DATA SECTION
***

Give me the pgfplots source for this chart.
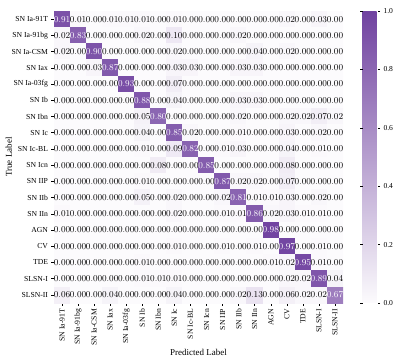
\documentclass[border=0pt]{standalone}
\usepackage{fontspec}
\setmainfont{Liberation Serif}
\usepackage{pgfplots}
\usepackage{pgfplotstable}
\pgfplotsset{compat=1.18}

% confusion matrix, rows = true label, read left to right, top to bottom
\pgfplotstableread[row sep=\\]{
v\\
0.91\\0.01\\0.00\\0.01\\0.01\\0.01\\0.00\\0.01\\0.00\\0.00\\0.00\\0.00\\0.00\\0.00\\0.02\\0.00\\0.03\\0.00\\
0.02\\0.83\\0.00\\0.00\\0.00\\0.02\\0.00\\0.10\\0.00\\0.00\\0.00\\0.02\\0.00\\0.00\\0.00\\0.00\\0.00\\0.00\\
0.02\\0.00\\0.90\\0.00\\0.00\\0.00\\0.00\\0.02\\0.00\\0.00\\0.00\\0.00\\0.04\\0.00\\0.02\\0.00\\0.00\\0.00\\
0.00\\0.00\\0.03\\0.87\\0.00\\0.00\\0.00\\0.03\\0.03\\0.00\\0.00\\0.03\\0.03\\0.00\\0.00\\0.00\\0.00\\0.00\\
0.00\\0.00\\0.00\\0.00\\0.93\\0.00\\0.00\\0.07\\0.00\\0.00\\0.00\\0.00\\0.00\\0.00\\0.00\\0.00\\0.00\\0.00\\
0.00\\0.00\\0.00\\0.00\\0.00\\0.88\\0.00\\0.04\\0.00\\0.00\\0.00\\0.03\\0.03\\0.00\\0.00\\0.00\\0.00\\0.00\\
0.00\\0.00\\0.00\\0.00\\0.00\\0.05\\0.80\\0.00\\0.00\\0.00\\0.00\\0.02\\0.00\\0.00\\0.02\\0.02\\0.07\\0.02\\
0.00\\0.00\\0.00\\0.00\\0.00\\0.04\\0.00\\0.85\\0.02\\0.00\\0.00\\0.01\\0.00\\0.00\\0.03\\0.00\\0.02\\0.00\\
0.00\\0.00\\0.00\\0.00\\0.00\\0.01\\0.00\\0.09\\0.82\\0.00\\0.01\\0.03\\0.00\\0.00\\0.04\\0.00\\0.01\\0.00\\
0.00\\0.00\\0.00\\0.00\\0.00\\0.00\\0.08\\0.00\\0.00\\0.85\\0.00\\0.00\\0.00\\0.00\\0.08\\0.00\\0.00\\0.00\\
0.00\\0.00\\0.00\\0.00\\0.00\\0.01\\0.00\\0.00\\0.00\\0.00\\0.87\\0.02\\0.02\\0.00\\0.07\\0.00\\0.00\\0.00\\
0.00\\0.00\\0.00\\0.00\\0.00\\0.05\\0.00\\0.02\\0.00\\0.00\\0.02\\0.81\\0.01\\0.01\\0.03\\0.00\\0.02\\0.00\\
0.01\\0.00\\0.00\\0.00\\0.00\\0.00\\0.00\\0.02\\0.00\\0.00\\0.01\\0.01\\0.86\\0.02\\0.03\\0.01\\0.01\\0.00\\
0.00\\0.00\\0.00\\0.00\\0.00\\0.00\\0.00\\0.00\\0.00\\0.00\\0.00\\0.00\\0.00\\0.98\\0.00\\0.00\\0.00\\0.00\\
0.00\\0.00\\0.00\\0.00\\0.00\\0.00\\0.00\\0.01\\0.00\\0.00\\0.01\\0.00\\0.01\\0.00\\0.97\\0.00\\0.01\\0.00\\
0.00\\0.00\\0.00\\0.00\\0.00\\0.01\\0.00\\0.00\\0.00\\0.00\\0.00\\0.00\\0.00\\0.01\\0.02\\0.95\\0.01\\0.00\\
0.00\\0.00\\0.00\\0.00\\0.00\\0.01\\0.01\\0.01\\0.00\\0.00\\0.00\\0.00\\0.00\\0.00\\0.02\\0.02\\0.89\\0.04\\
0.06\\0.00\\0.00\\0.04\\0.00\\0.00\\0.00\\0.04\\0.00\\0.00\\0.00\\0.02\\0.13\\0.00\\0.06\\0.02\\0.02\\0.67\\
}\cm

\def\labs{SN Ia-91T,SN Ia-91bg,SN Ia-CSM,SN Iax,SN Ia-03fg,SN Ib,SN Ibn,SN Ic,SN Ic-BL,SN Icn,SN IIP,SN IIb,SN IIn,AGN,CV,TDE,SLSN-I,SLSN-II}

\pgfplotsset{
  % row and column from the running index (offset guards against rounding)
  table/cell/.style={x index=0, y index=0,
    x expr={\coordindex-18*floor((\coordindex+0.5)/18)},
    y expr={floor((\coordindex+0.5)/18)}, meta=v},
  annot/.style={only marks, mark=none, point meta=explicit,
    nodes near coords={\pgfmathprintnumber[fixed,zerofill,precision=2]{\pgfplotspointmeta}},
    nodes near coords align={center},
    every node near coord/.append style={font=\fontsize{8.6}{9}\selectfont, inner sep=0pt, text=#1}},
}

\begin{document}
\begin{tikzpicture}
\useasboundingbox (-54bp,-58bp) rectangle (343bp,303bp);
\begin{axis}[
  at={(0,0)}, anchor=south west,
  scale only axis, width=289bp, height=292bp,
  xmin=-0.5, xmax=17.5, ymin=-0.5, ymax=17.5, y dir=reverse,
  colormap={purp}{rgb255(0cm)=(252,251,253); rgb255(1cm)=(112,66,160)},
  point meta min=0, point meta max=1,
  xtick={0,...,17}, ytick={0,...,17},
  xticklabels/.expanded=\labs, yticklabels/.expanded=\labs,
  xticklabel style={rotate=90, anchor=east, font=\fontsize{7.7}{9}\selectfont},
  yticklabel style={font=\fontsize{7.7}{9}\selectfont},
  tick align=outside, tick pos=left, major tick length=2.5bp,
  tick style={black, line width=0.5pt},
  axis line style={draw=none},
  xlabel={Predicted Label}, ylabel={True Label},
  label style={font=\fontsize{9}{10}\selectfont},
  xlabel style={at={(axis description cs:0.5,-0.168)}, anchor=center},
  ylabel style={at={(axis description cs:-0.156,0.5)}, anchor=center},
  colorbar,
  colorbar style={
    at={(parent axis.north east)}, anchor=north west, xshift=11bp,
    width=15bp, axis line style={draw=none},
    ytick={0,0.2,0.4,0.6,0.8,1}, yticklabels={0.0,0.2,0.4,0.6,0.8,1.0},
    yticklabel style={font=\fontsize{7.6}{8}\selectfont},
    tick align=outside, major tick length=2.5bp, tick style={black},
  },
]
\addplot[matrix plot*, mesh/cols=18, point meta=explicit] table[cell]{\cm};
\addplot[annot=black, restrict expr to domain={\thisrow{v}}{-1:0.5}] table[cell]{\cm};
\addplot[annot=white, restrict expr to domain={\thisrow{v}}{0.5:2}] table[cell]{\cm};
\end{axis}
\end{tikzpicture}
\end{document}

***

GIVEN EXERCISE
Restate the listing above word for word, and skip the pictures.

EXERCISE OUTPUT
Give me the pgfplots source for this chart.
\documentclass[border=0pt]{standalone}
\usepackage{fontspec}
\setmainfont{Liberation Serif}
\usepackage{pgfplots}
\usepackage{pgfplotstable}
\pgfplotsset{compat=1.18}

% confusion matrix, rows = true label, read left to right, top to bottom
\pgfplotstableread[row sep=\\]{
v\\
0.91\\0.01\\0.00\\0.01\\0.01\\0.01\\0.00\\0.01\\0.00\\0.00\\0.00\\0.00\\0.00\\0.00\\0.02\\0.00\\0.03\\0.00\\
0.02\\0.83\\0.00\\0.00\\0.00\\0.02\\0.00\\0.10\\0.00\\0.00\\0.00\\0.02\\0.00\\0.00\\0.00\\0.00\\0.00\\0.00\\
0.02\\0.00\\0.90\\0.00\\0.00\\0.00\\0.00\\0.02\\0.00\\0.00\\0.00\\0.00\\0.04\\0.00\\0.02\\0.00\\0.00\\0.00\\
0.00\\0.00\\0.03\\0.87\\0.00\\0.00\\0.00\\0.03\\0.03\\0.00\\0.00\\0.03\\0.03\\0.00\\0.00\\0.00\\0.00\\0.00\\
0.00\\0.00\\0.00\\0.00\\0.93\\0.00\\0.00\\0.07\\0.00\\0.00\\0.00\\0.00\\0.00\\0.00\\0.00\\0.00\\0.00\\0.00\\
0.00\\0.00\\0.00\\0.00\\0.00\\0.88\\0.00\\0.04\\0.00\\0.00\\0.00\\0.03\\0.03\\0.00\\0.00\\0.00\\0.00\\0.00\\
0.00\\0.00\\0.00\\0.00\\0.00\\0.05\\0.80\\0.00\\0.00\\0.00\\0.00\\0.02\\0.00\\0.00\\0.02\\0.02\\0.07\\0.02\\
0.00\\0.00\\0.00\\0.00\\0.00\\0.04\\0.00\\0.85\\0.02\\0.00\\0.00\\0.01\\0.00\\0.00\\0.03\\0.00\\0.02\\0.00\\
0.00\\0.00\\0.00\\0.00\\0.00\\0.01\\0.00\\0.09\\0.82\\0.00\\0.01\\0.03\\0.00\\0.00\\0.04\\0.00\\0.01\\0.00\\
0.00\\0.00\\0.00\\0.00\\0.00\\0.00\\0.08\\0.00\\0.00\\0.85\\0.00\\0.00\\0.00\\0.00\\0.08\\0.00\\0.00\\0.00\\
0.00\\0.00\\0.00\\0.00\\0.00\\0.01\\0.00\\0.00\\0.00\\0.00\\0.87\\0.02\\0.02\\0.00\\0.07\\0.00\\0.00\\0.00\\
0.00\\0.00\\0.00\\0.00\\0.00\\0.05\\0.00\\0.02\\0.00\\0.00\\0.02\\0.81\\0.01\\0.01\\0.03\\0.00\\0.02\\0.00\\
0.01\\0.00\\0.00\\0.00\\0.00\\0.00\\0.00\\0.02\\0.00\\0.00\\0.01\\0.01\\0.86\\0.02\\0.03\\0.01\\0.01\\0.00\\
0.00\\0.00\\0.00\\0.00\\0.00\\0.00\\0.00\\0.00\\0.00\\0.00\\0.00\\0.00\\0.00\\0.98\\0.00\\0.00\\0.00\\0.00\\
0.00\\0.00\\0.00\\0.00\\0.00\\0.00\\0.00\\0.01\\0.00\\0.00\\0.01\\0.00\\0.01\\0.00\\0.97\\0.00\\0.01\\0.00\\
0.00\\0.00\\0.00\\0.00\\0.00\\0.01\\0.00\\0.00\\0.00\\0.00\\0.00\\0.00\\0.00\\0.01\\0.02\\0.95\\0.01\\0.00\\
0.00\\0.00\\0.00\\0.00\\0.00\\0.01\\0.01\\0.01\\0.00\\0.00\\0.00\\0.00\\0.00\\0.00\\0.02\\0.02\\0.89\\0.04\\
0.06\\0.00\\0.00\\0.04\\0.00\\0.00\\0.00\\0.04\\0.00\\0.00\\0.00\\0.02\\0.13\\0.00\\0.06\\0.02\\0.02\\0.67\\
}\cm

\def\labs{SN Ia-91T,SN Ia-91bg,SN Ia-CSM,SN Iax,SN Ia-03fg,SN Ib,SN Ibn,SN Ic,SN Ic-BL,SN Icn,SN IIP,SN IIb,SN IIn,AGN,CV,TDE,SLSN-I,SLSN-II}

\pgfplotsset{
  % row and column from the running index (offset guards against rounding)
  table/cell/.style={x index=0, y index=0,
    x expr={\coordindex-18*floor((\coordindex+0.5)/18)},
    y expr={floor((\coordindex+0.5)/18)}, meta=v},
  annot/.style={only marks, mark=none, point meta=explicit,
    nodes near coords={\pgfmathprintnumber[fixed,zerofill,precision=2]{\pgfplotspointmeta}},
    nodes near coords align={center},
    every node near coord/.append style={font=\fontsize{8.6}{9}\selectfont, inner sep=0pt, text=#1}},
}

\begin{document}
\begin{tikzpicture}
\useasboundingbox (-54bp,-58bp) rectangle (343bp,303bp);
\begin{axis}[
  at={(0,0)}, anchor=south west,
  scale only axis, width=289bp, height=292bp,
  xmin=-0.5, xmax=17.5, ymin=-0.5, ymax=17.5, y dir=reverse,
  colormap={purp}{rgb255(0cm)=(252,251,253); rgb255(1cm)=(112,66,160)},
  point meta min=0, point meta max=1,
  xtick={0,...,17}, ytick={0,...,17},
  xticklabels/.expanded=\labs, yticklabels/.expanded=\labs,
  xticklabel style={rotate=90, anchor=east, font=\fontsize{7.7}{9}\selectfont},
  yticklabel style={font=\fontsize{7.7}{9}\selectfont},
  tick align=outside, tick pos=left, major tick length=2.5bp,
  tick style={black, line width=0.5pt},
  axis line style={draw=none},
  xlabel={Predicted Label}, ylabel={True Label},
  label style={font=\fontsize{9}{10}\selectfont},
  xlabel style={at={(axis description cs:0.5,-0.168)}, anchor=center},
  ylabel style={at={(axis description cs:-0.156,0.5)}, anchor=center},
  colorbar,
  colorbar style={
    at={(parent axis.north east)}, anchor=north west, xshift=11bp,
    width=15bp, axis line style={draw=none},
    ytick={0,0.2,0.4,0.6,0.8,1}, yticklabels={0.0,0.2,0.4,0.6,0.8,1.0},
    yticklabel style={font=\fontsize{7.6}{8}\selectfont},
    tick align=outside, major tick length=2.5bp, tick style={black},
  },
]
\addplot[matrix plot*, mesh/cols=18, point meta=explicit] table[cell]{\cm};
\addplot[annot=black, restrict expr to domain={\thisrow{v}}{-1:0.5}] table[cell]{\cm};
\addplot[annot=white, restrict expr to domain={\thisrow{v}}{0.5:2}] table[cell]{\cm};
\end{axis}
\end{tikzpicture}
\end{document}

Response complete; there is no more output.